> _SOURCE MATERIAL_

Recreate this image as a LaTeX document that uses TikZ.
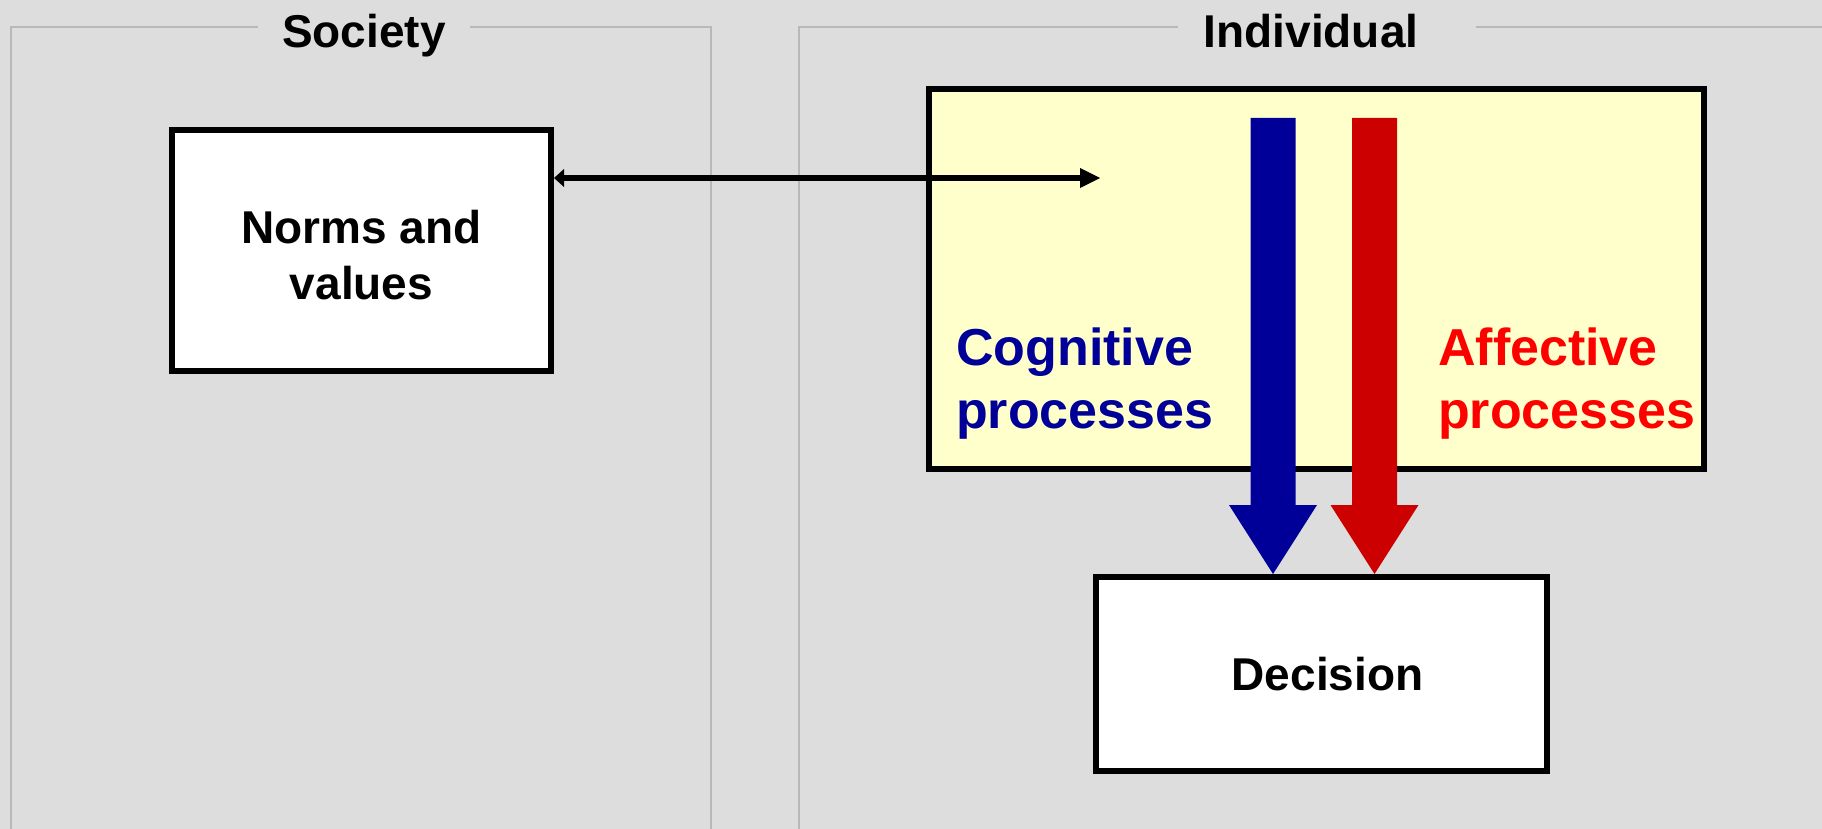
\documentclass[tikz,border=0pt]{standalone}
\usepackage{fontspec}
\setmainfont{Liberation Sans}
\usetikzlibrary{arrows.meta,calc}
\definecolor{bg}{HTML}{DDDDDD}
\definecolor{framegray}{HTML}{B8B8B8}
\definecolor{procyellow}{HTML}{FFFFCC}
\definecolor{cogblue}{HTML}{000099}
\definecolor{affred}{HTML}{CC0000}
\definecolor{afftext}{HTML}{FF0000}

\begin{document}
\begin{tikzpicture}[x=1pt,y=-1pt,
  frameline/.style={draw=framegray,line width=2pt},
  title/.style={font=\fontsize{46}{56}\selectfont\bfseries,anchor=base,inner sep=0pt},
  box/.style={draw=black,line width=6pt,fill=white,align=center,
    font=\fontsize{46}{56}\selectfont\bfseries,inner sep=0pt},
  proclabel/.style={font=\fontsize{52}{63}\selectfont\bfseries,align=left,
    anchor=base west,inner sep=0pt},
  twoway/.style={line width=5.5pt,
    {Triangle[length=10pt,width=18pt,line width=0pt]}-{Triangle[length=20pt,width=20pt,line width=0pt]}},
]
% canvas
\useasboundingbox (0,0) rectangle (1822,829);
\fill[bg] (0,0) rectangle (1822,829);

% open frames with their titles
\draw[frameline] (258,27) -- (10.5,27) -- (10.5,829);
\draw[frameline] (469.5,27) -- (710.5,27) -- (710.5,829);
\draw[frameline] (1177.5,27) -- (799,27) -- (799,829);
\draw[frameline] (1476,27) -- (1822,27);
\node[title] (society) at (364,48) {Society};
\node[title] (individual) at (1311,48) {Individual};

% boxes (an empty leading row lowers the two-line label a little)
\node[box,minimum width=379pt,minimum height=241pt] (norms) at (361.5,250.5)
  {\mbox{}\\[-14pt]Norms and\\values};
\node[draw=black,line width=6pt,fill=procyellow,minimum width=775pt,minimum height=380pt,inner sep=0pt] (proc) at (1316.5,279) {};
% the base anchor of a two-line label sits on its last line
\node[proclabel,text=cogblue] (cog) at (956,428) {Cognitive\\processes};
\node[proclabel,text=afftext] (aff) at (1438,428) {Affective\\processes};

% link between society and the individual
\coordinate (linkend) at (1100,178);
\draw[twoway] (norms.east |- linkend) -- (linkend);

\node[box,minimum width=451pt,minimum height=194pt] (dec) at (1321.5,674) {\hspace*{12pt}Decision};

% broad arrows into the decision
\coordinate (cogtop) at (1273,118);
\coordinate (afftop) at (1374.5,118);
\coordinate (cogtip) at (dec.north -| cogtop);
\coordinate (afftip) at (dec.north -| afftop);
\fill[cogblue] ($(cogtop)+(-22.5,0)$) -- ($(cogtip)+(-22.5,-69)$) -- ($(cogtip)+(-44,-69)$)
  -- (cogtip) -- ($(cogtip)+(44,-69)$) -- ($(cogtip)+(22.5,-69)$) -- ($(cogtop)+(22.5,0)$) -- cycle;
\fill[affred] ($(afftop)+(-22.5,0)$) -- ($(afftip)+(-22.5,-69)$) -- ($(afftip)+(-44,-69)$)
  -- (afftip) -- ($(afftip)+(44,-69)$) -- ($(afftip)+(22.5,-69)$) -- ($(afftop)+(22.5,0)$) -- cycle;
\end{tikzpicture}
\end{document}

> _DIRECTION_
Reproduce all of the material above word for word. Omit the pictures.

> _FULL SOLUTION_
Recreate this image as a LaTeX document that uses TikZ.
\documentclass[tikz,border=0pt]{standalone}
\usepackage{fontspec}
\setmainfont{Liberation Sans}
\usetikzlibrary{arrows.meta,calc}
\definecolor{bg}{HTML}{DDDDDD}
\definecolor{framegray}{HTML}{B8B8B8}
\definecolor{procyellow}{HTML}{FFFFCC}
\definecolor{cogblue}{HTML}{000099}
\definecolor{affred}{HTML}{CC0000}
\definecolor{afftext}{HTML}{FF0000}

\begin{document}
\begin{tikzpicture}[x=1pt,y=-1pt,
  frameline/.style={draw=framegray,line width=2pt},
  title/.style={font=\fontsize{46}{56}\selectfont\bfseries,anchor=base,inner sep=0pt},
  box/.style={draw=black,line width=6pt,fill=white,align=center,
    font=\fontsize{46}{56}\selectfont\bfseries,inner sep=0pt},
  proclabel/.style={font=\fontsize{52}{63}\selectfont\bfseries,align=left,
    anchor=base west,inner sep=0pt},
  twoway/.style={line width=5.5pt,
    {Triangle[length=10pt,width=18pt,line width=0pt]}-{Triangle[length=20pt,width=20pt,line width=0pt]}},
]
% canvas
\useasboundingbox (0,0) rectangle (1822,829);
\fill[bg] (0,0) rectangle (1822,829);

% open frames with their titles
\draw[frameline] (258,27) -- (10.5,27) -- (10.5,829);
\draw[frameline] (469.5,27) -- (710.5,27) -- (710.5,829);
\draw[frameline] (1177.5,27) -- (799,27) -- (799,829);
\draw[frameline] (1476,27) -- (1822,27);
\node[title] (society) at (364,48) {Society};
\node[title] (individual) at (1311,48) {Individual};

% boxes (an empty leading row lowers the two-line label a little)
\node[box,minimum width=379pt,minimum height=241pt] (norms) at (361.5,250.5)
  {\mbox{}\\[-14pt]Norms and\\values};
\node[draw=black,line width=6pt,fill=procyellow,minimum width=775pt,minimum height=380pt,inner sep=0pt] (proc) at (1316.5,279) {};
% the base anchor of a two-line label sits on its last line
\node[proclabel,text=cogblue] (cog) at (956,428) {Cognitive\\processes};
\node[proclabel,text=afftext] (aff) at (1438,428) {Affective\\processes};

% link between society and the individual
\coordinate (linkend) at (1100,178);
\draw[twoway] (norms.east |- linkend) -- (linkend);

\node[box,minimum width=451pt,minimum height=194pt] (dec) at (1321.5,674) {\hspace*{12pt}Decision};

% broad arrows into the decision
\coordinate (cogtop) at (1273,118);
\coordinate (afftop) at (1374.5,118);
\coordinate (cogtip) at (dec.north -| cogtop);
\coordinate (afftip) at (dec.north -| afftop);
\fill[cogblue] ($(cogtop)+(-22.5,0)$) -- ($(cogtip)+(-22.5,-69)$) -- ($(cogtip)+(-44,-69)$)
  -- (cogtip) -- ($(cogtip)+(44,-69)$) -- ($(cogtip)+(22.5,-69)$) -- ($(cogtop)+(22.5,0)$) -- cycle;
\fill[affred] ($(afftop)+(-22.5,0)$) -- ($(afftip)+(-22.5,-69)$) -- ($(afftip)+(-44,-69)$)
  -- (afftip) -- ($(afftip)+(44,-69)$) -- ($(afftip)+(22.5,-69)$) -- ($(afftop)+(22.5,0)$) -- cycle;
\end{tikzpicture}
\end{document}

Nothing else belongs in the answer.